Comments : So Contagious

  • 17 years ago

    by dollwithafrown

    Very interesting style used here. I thought the start and end seemed to be split into two different poems, they didn't really suit each other, but overall this was good. :)

  • 17 years ago

    by ellewen

    I really like this! It has just inspired me! If you hadnt already written this I would add on a bit.

    Your laugh
    (such a sweet sound, almost like a lullaby)
    Your smile
    (That lets me know your mine)
    Your cry
    (I love how you share youself with me)
    Your yell
    (why not for the h e ll of it)
    Your face
    (the complection of an angel)
    Your body
    (I want you even more, just at the thought)
    Your walk
    (gracefull as the one I adore)
    Your everything
    (I love how you make me soar through the trees
    amazing as the voice I recieve
    Greatfull as the thoughts I retrieve
    I love the way I perceive your words)
    They all make my body stiff
    I get lost in my mind around you
    Your just so contagious
    (How I would love to see you
    in the making of my soal)
    How do you do it
    It's intoxicating
    I've lost my footing talking about you
    (I miss your presence
    wishing I was talking TO you)
    I beg you
    Please remember me forever
    Because you make everything okay
    (in such a way I cannot begin to describe)
    Your just so contagious!
    (It's outrageous)

    That is what I would have done. I swear Im not picking on your poem at all!!!! I was just inspired. If you like it (not saying you will) but you could change it to that if you would like. but without (this)
    That was just to show who wrote what. I am not going to submitt that because they are mostly your words and I cant. But yeah, I hope you like it. lol sorry if that bothers you.
    sincerely
    ~skittles

  • 17 years ago

    by ellewen

    I really like this! It has just inspired me! If you hadnt already written this I would add on a bit.

    Your laugh
    (such a sweet sound, almost like a lullaby)
    Your smile
    (That lets me know your mine)
    Your cry
    (I love how you share youself with me)
    Your yell
    (why not for the h e ll of it)
    Your face
    (the complection of an angel)
    Your body
    (I want you even more, just at the thought)
    Your walk
    (gracefull as the one I adore)
    Your everything
    (I love how you make me soar through the trees
    amazing as the voice I recieve
    Greatfull as the thoughts I retrieve
    I love the way I perceive your words)
    They all make my body stiff
    I get lost in my mind around you
    Your just so contagious
    (How I would love to see you
    in the making of my soal)
    How do you do it
    It's intoxicating
    I've lost my footing talking about you
    (I miss your presence
    wishing I was talking TO you)
    I beg you
    Please remember me forever
    Because you make everything okay
    (in such a way I cannot begin to describe)
    Your just so contagious!
    (It's outrageous)

    That is what I would have done.
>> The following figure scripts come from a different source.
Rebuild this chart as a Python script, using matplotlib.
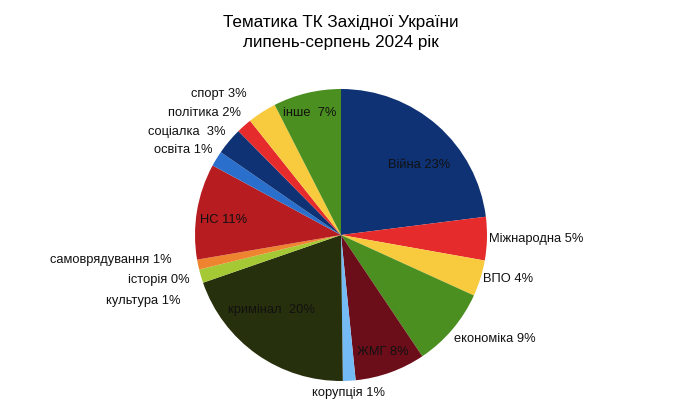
import matplotlib
matplotlib.use('Agg')
import matplotlib.pyplot as plt

plt.rcParams['font.family'] = ['Liberation Sans', 'DejaVu Sans']

# topics, clockwise from 12 o'clock
topics = ['Війна', 'Міжнародна', 'ВПО', 'економіка', 'ЖМГ', 'корупція',
          'кримінал ', 'культура', 'історія', 'самоврядування', 'НС',
          'освіта', 'соціалка ', 'політика', 'спорт', 'інше ']
shares = [23.0, 4.8, 4.0, 8.8, 7.8, 1.4, 19.9, 1.5, 0.0, 1.1, 10.6,
          1.7, 3.0, 1.7, 3.2, 7.5]
pct_shown = [23, 5, 4, 9, 8, 1, 20, 1, 0, 1, 11, 1, 3, 2, 3, 7]
colors = ['#0f3275', '#e52b2b', '#f8cb3e', '#4a8f1f', '#6b0e19', '#74baf5',
          '#27300c', '#a4c935', '#9c27b0', '#ee8430', '#b71c20',
          '#2a6fcb', '#0f3275', '#e52b2b', '#f8cb3e', '#4a8f1f']

# label anchor in pixels (x, y, horizontal alignment)
label_pos = [(419, 166, 'center'), (489, 240, 'left'), (483, 280, 'left'),
             (454, 340, 'left'), (383, 353, 'center'), (349, 394, 'center'),
             (271, 311, 'center'), (180, 302, 'right'), (190, 281, 'right'),
             (172, 261, 'right'), (224, 221, 'center'), (212, 151, 'right'),
             (225, 133, 'right'), (241, 114, 'right'), (247, 95, 'right'),
             (310, 114, 'center')]

W, H = 681, 414
cx, cy, R = 341, 236, 146

fig = plt.figure(figsize=(W / 100, H / 100), dpi=100)
ax = fig.add_axes([0, 0, 1, 1])
ax.pie(shares, colors=colors, startangle=90, counterclock=False,
       radius=1, center=(0, 0), wedgeprops=dict(linewidth=0))
ax.set_xlim(-cx / R, (W - cx) / R)
ax.set_ylim(-(H - cy) / R, cy / R)
ax.set_aspect('auto')
ax.axis('off')

for name, p, (px, py, ha) in zip(topics, pct_shown, label_pos):
    ax.text((px - cx) / R, (cy - py) / R + 0.01, f'{name} {p}%', ha=ha,
            va='center', fontsize=9.3, color='#111111')

fig.text(0.5, 1 - 23 / H, 'Тематика ТК Західної України', ha='center',
         va='center', fontsize=12.3)
fig.text(0.5, 1 - 43 / H, 'липень-серпень 2024 рік', ha='center',
         va='center', fontsize=12.3)

fig.savefig('out.png', dpi=100)
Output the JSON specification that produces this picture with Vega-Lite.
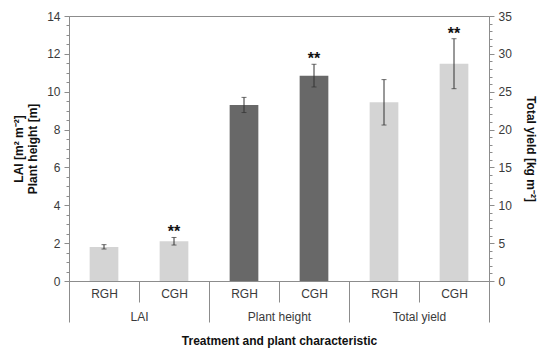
{
  "$schema": "https://vega.github.io/schema/vega-lite/v6.json",
  "width": 420,
  "height": 265,
  "autosize": {"type": "none"},
  "padding": {"left": 69, "top": 16, "right": 61, "bottom": 73},
  "config": {
    "view": {"stroke": "#8c8c8c", "strokeWidth": 1},
    "font": "Liberation Sans",
    "axis": {
      "labelFont": "Liberation Sans",
      "titleFont": "Liberation Sans",
      "labelFontSize": 12,
      "labelColor": "#3a3a3a",
      "titleFontSize": 12,
      "titleFontWeight": "bold",
      "titleColor": "#111111",
      "domainColor": "#8c8c8c",
      "tickColor": "#8c8c8c",
      "grid": false
    }
  },
  "datasets": {
    "lh": [
      {"key": "LAI|RGH", "group": "LAI", "treatment": "RGH", "mean": 1.8, "lower": 1.69, "upper": 1.92, "sig": ""},
      {"key": "LAI|CGH", "group": "LAI", "treatment": "CGH", "mean": 2.1, "lower": 1.9, "upper": 2.3, "sig": "**"},
      {"key": "Plant height|RGH", "group": "Plant height", "treatment": "RGH", "mean": 9.3, "lower": 8.9, "upper": 9.7, "sig": ""},
      {"key": "Plant height|CGH", "group": "Plant height", "treatment": "CGH", "mean": 10.85, "lower": 10.25, "upper": 11.45, "sig": "**"}
    ],
    "yield": [
      {"key": "Total yield|RGH", "group": "Total yield", "treatment": "RGH", "mean": 23.6, "lower": 20.6, "upper": 26.6, "sig": ""},
      {"key": "Total yield|CGH", "group": "Total yield", "treatment": "CGH", "mean": 28.7, "lower": 25.4, "upper": 32.0, "sig": "**"}
    ],
    "groups": [
      {"group": "LAI"},
      {"group": "Plant height"},
      {"group": "Total yield"}
    ]
  },
  "layer": [
    {
      "layer": [
        {
          "data": {"name": "lh"},
          "encoding": {
            "x": {
              "field": "key", "type": "nominal",
              "scale": {"domain": ["LAI|RGH", "LAI|CGH", "Plant height|RGH", "Plant height|CGH", "Total yield|RGH", "Total yield|CGH"], "paddingInner": 0, "paddingOuter": 0},
              "axis": {"labelExpr": "split(datum.label, '|')[1]", "tickBand": "extent", "tickSize": 21, "labelPadding": -14, "labelAngle": 0, "title": null, "domain": true}
            },
            "y": {
              "field": "mean", "type": "quantitative",
              "scale": {"domain": [0, 14], "nice": false},
              "axis": {
                "orient": "left",
                "values": [0, 0.5, 1, 1.5, 2, 2.5, 3, 3.5, 4, 4.5, 5, 5.5, 6, 6.5, 7, 7.5, 8, 8.5, 9, 9.5, 10, 10.5, 11, 11.5, 12, 12.5, 13, 13.5, 14],
                "labelExpr": "datum.value % 2 === 0 ? format(datum.value, 'd') : ''",
                "tickSize": {"condition": {"test": "datum.value % 2 === 0", "value": 5}, "value": 3},
                "labelPadding": 4,
                "title": ["LAI [m² m⁻²]", "Plant height [m]"],
                "titleLineHeight": 14,
                "titlePadding": 7
              }
            }
          },
          "layer": [
            {
              "mark": {"type": "bar", "width": {"band": 0.41}},
              "encoding": {
                "color": {"field": "group", "type": "nominal", "scale": {"domain": ["LAI", "Plant height", "Total yield"], "range": ["#d4d4d4", "#686868", "#d4d4d4"]}, "legend": null}
              }
            },
            {
              "mark": {"type": "errorbar", "color": "#333333", "thickness": 1, "ticks": {"size": 5, "thickness": 1}},
              "encoding": {
                "y": {"field": "lower", "type": "quantitative"},
                "y2": {"field": "upper"}
              }
            },
            {
              "mark": {"type": "text", "fontSize": 16, "fontWeight": "bold", "baseline": "alphabetic", "dy": 0, "color": "#111111"},
              "encoding": {
                "y": {"field": "upper", "type": "quantitative"},
                "text": {"field": "sig"}
              }
            }
          ]
        },
        {
          "data": {"name": "yield"},
          "encoding": {
            "x": {
              "field": "key", "type": "nominal",
              "scale": {"domain": ["LAI|RGH", "LAI|CGH", "Plant height|RGH", "Plant height|CGH", "Total yield|RGH", "Total yield|CGH"], "paddingInner": 0, "paddingOuter": 0},
              "axis": {"labelExpr": "split(datum.label, '|')[1]", "tickBand": "extent", "tickSize": 21, "labelPadding": -14, "labelAngle": 0, "title": null, "domain": true}
            },
            "y": {
              "field": "mean", "type": "quantitative",
              "scale": {"domain": [0, 35], "nice": false},
              "axis": {
                "orient": "right",
                "values": [0, 1, 2, 3, 4, 5, 6, 7, 8, 9, 10, 11, 12, 13, 14, 15, 16, 17, 18, 19, 20, 21, 22, 23, 24, 25, 26, 27, 28, 29, 30, 31, 32, 33, 34, 35],
                "labelExpr": "datum.value % 5 === 0 ? datum.label : ''",
                "tickSize": {"condition": {"test": "datum.value % 5 === 0", "value": 5}, "value": 3},
                "labelPadding": 4,
                "title": "Total yield [kg m⁻²]",
                "titlePadding": 12
              }
            }
          },
          "layer": [
            {
              "mark": {"type": "bar", "width": {"band": 0.41}},
              "encoding": {
                "color": {"field": "group", "type": "nominal", "scale": {"domain": ["LAI", "Plant height", "Total yield"], "range": ["#d4d4d4", "#686868", "#d4d4d4"]}, "legend": null}
              }
            },
            {
              "mark": {"type": "errorbar", "color": "#333333", "thickness": 1, "ticks": {"size": 5, "thickness": 1}},
              "encoding": {
                "y": {"field": "lower", "type": "quantitative"},
                "y2": {"field": "upper"}
              }
            },
            {
              "mark": {"type": "text", "fontSize": 16, "fontWeight": "bold", "baseline": "alphabetic", "dy": 0, "color": "#111111"},
              "encoding": {
                "y": {"field": "upper", "type": "quantitative"},
                "text": {"field": "sig"}
              }
            }
          ]
        }
      ],
      "resolve": {"scale": {"y": "independent"}}
    },
    {
      "data": {"name": "groups"},
      "mark": {"type": "point", "opacity": 0},
      "encoding": {
        "x": {
          "field": "group", "type": "nominal",
          "scale": {"domain": ["LAI", "Plant height", "Total yield"], "paddingInner": 0, "paddingOuter": 0},
          "axis": {"orient": "bottom", "tickBand": "extent", "tickSize": 41, "labelPadding": -11, "labelAngle": 0, "domain": false, "title": "Treatment and plant characteristic", "titlePadding": 13}
        }
      }
    }
  ],
  "resolve": {"scale": {"x": "independent"}}
}
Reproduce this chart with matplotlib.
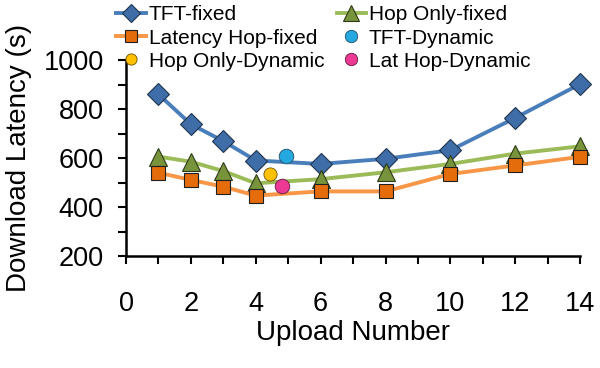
import matplotlib
matplotlib.use("Agg")
import matplotlib.pyplot as plt
from matplotlib.ticker import MultipleLocator

plt.rcParams['font.family'] = ['Liberation Sans', 'DejaVu Sans']

uploads = [1, 2, 3, 4, 6, 8, 10, 12, 14]
tft_fixed = [860, 738, 669, 590, 576, 597, 632, 764, 902]
hop_only_fixed = [606, 585, 547, 497, 514, 542, 576, 618, 648]
latency_hop_fixed = [540, 511, 483, 447, 464, 464, 535, 570, 605]

tft_dyn = (4.94, 610)
hop_only_dyn = (4.44, 533)
lat_hop_dyn = (4.82, 485)

fig = plt.figure(figsize=(6.0, 3.68), dpi=100)
ax = fig.add_axes([0.21, 0.304, 0.757, 0.533])

h1, = ax.plot(uploads, tft_fixed, color='#4A7EBB', lw=2.8, marker='D', ms=11,
              mfc='#3F6DA8', mec='#1F3550', mew=0.8, label='TFT-fixed', clip_on=False)
h2, = ax.plot(uploads, hop_only_fixed, color='#9BBB59', lw=2.8, marker='^', ms=13,
              mfc='#77933C', mec='#2E3A17', mew=0.8, label='Hop Only-fixed', clip_on=False)
h3, = ax.plot(uploads, latency_hop_fixed, color='#F79646', lw=2.8, marker='s', ms=10.5,
              mfc='#E46C0A', mec='#202020', mew=0.8, label='Latency Hop-fixed', clip_on=False)
h4, = ax.plot([tft_dyn[0]], [tft_dyn[1]], ls='none', marker='o', ms=10.5,
              mfc='#25A8E0', mec='#1F4F66', mew=0.6, label='TFT-Dynamic')
h5, = ax.plot([hop_only_dyn[0]], [hop_only_dyn[1]], ls='none', marker='o', ms=9.5,
              mfc='#FFC000', mec='#6B5200', mew=0.6, label='Hop Only-Dynamic')
h6, = ax.plot([lat_hop_dyn[0]], [lat_hop_dyn[1]], ls='none', marker='o', ms=10.5,
              mfc='#EC3A94', mec='#5E1A3C', mew=0.6, label='Lat Hop-Dynamic')

ax.set_xlim(0, 14)
ax.set_ylim(200, 1000)
ax.xaxis.set_major_locator(MultipleLocator(2))
ax.xaxis.set_minor_locator(MultipleLocator(1))
ax.yaxis.set_major_locator(MultipleLocator(200))
ax.yaxis.set_minor_locator(MultipleLocator(100))
ax.tick_params(which='both', direction='out', length=6, width=1.5, labelsize=19.5)
ax.tick_params(axis='x', pad=19)
ax.tick_params(axis='y', pad=10)

for s in ['top', 'right']:
    ax.spines[s].set_visible(False)
for s in ['left', 'bottom']:
    ax.spines[s].set_linewidth(1.8)

ax.set_xlabel('Upload Number', fontsize=20, labelpad=2)
ax.set_ylabel('Download Latency (s)', fontsize=20, labelpad=8)

fig.legend(handles=[h1, h3, h5, h2, h4, h6], ncol=2, frameon=False,
           fontsize=15, loc='upper left', bbox_to_anchor=(0.18, 1.008),
           handlelength=1.4, handletextpad=0.15, columnspacing=0.6,
           labelspacing=0.2, markerscale=0.85, borderaxespad=0)

fig.savefig('out.png', dpi=100)
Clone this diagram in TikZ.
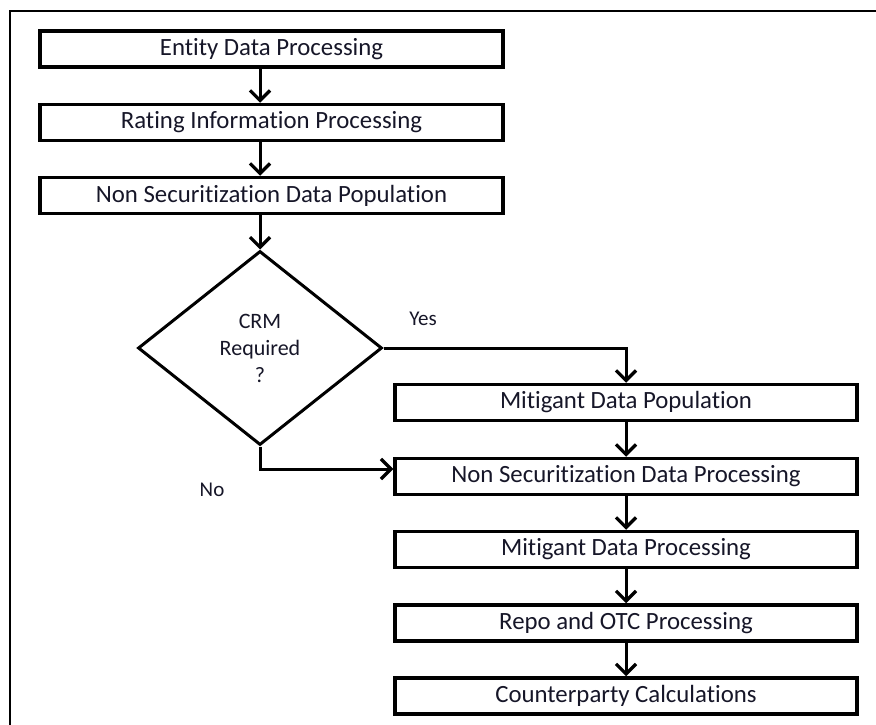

I swear Im not picking on your poem at all!!!! I was just inspired. If you like it (not saying you will) but you could change it to that if you would like. but without (this)
    That was just to show who wrote what. I am not going to submitt that because they are mostly your words and I cant. But yeah, I hope you like it. lol sorry if that bothers you.
    sincerely
    ~skittles

  • 17 years ago

    by Karl Wild GG23

    When u fall in love with someone everything they do is magic and they rub off on you more then u realize excellent write 5/5

  • 17 years ago

    by LadyPearl

    Nice job. Understandable and straightforward. There were some words like "your" that should have been "You're" Other than that, the only other thing i didn't like was the yelling line. Keep it up

  • 17 years ago

    by Mousie

    This was a really beautiful poem, she'd be lucky to have you. wonderful job 5/5

  • 17 years ago

    by Brittney Follett

    Your last two lines I love the best, they made me smile. Your rhyming and vocab. where awesome. and the flow and beat of it was great! You did an amazing job on this. You really have a nack for writing poems, Great Job!

    5/5

  • 17 years ago

    by Leanne

    Definately 5/5
    I loved that poem, made me smile form start to finish, i just hope that one day i have someone that feels as strongly about me as you have described in this poem and i'll be a lucky girl =D

  • 17 years ago

    by Michelle18

    Awwwwww this is so sweet..it has alot of passion in it.i love it!

  • 17 years ago

    by stefanie

    Great poem... i can feel the emotion coming out of it.... its deep... great job and great use of words.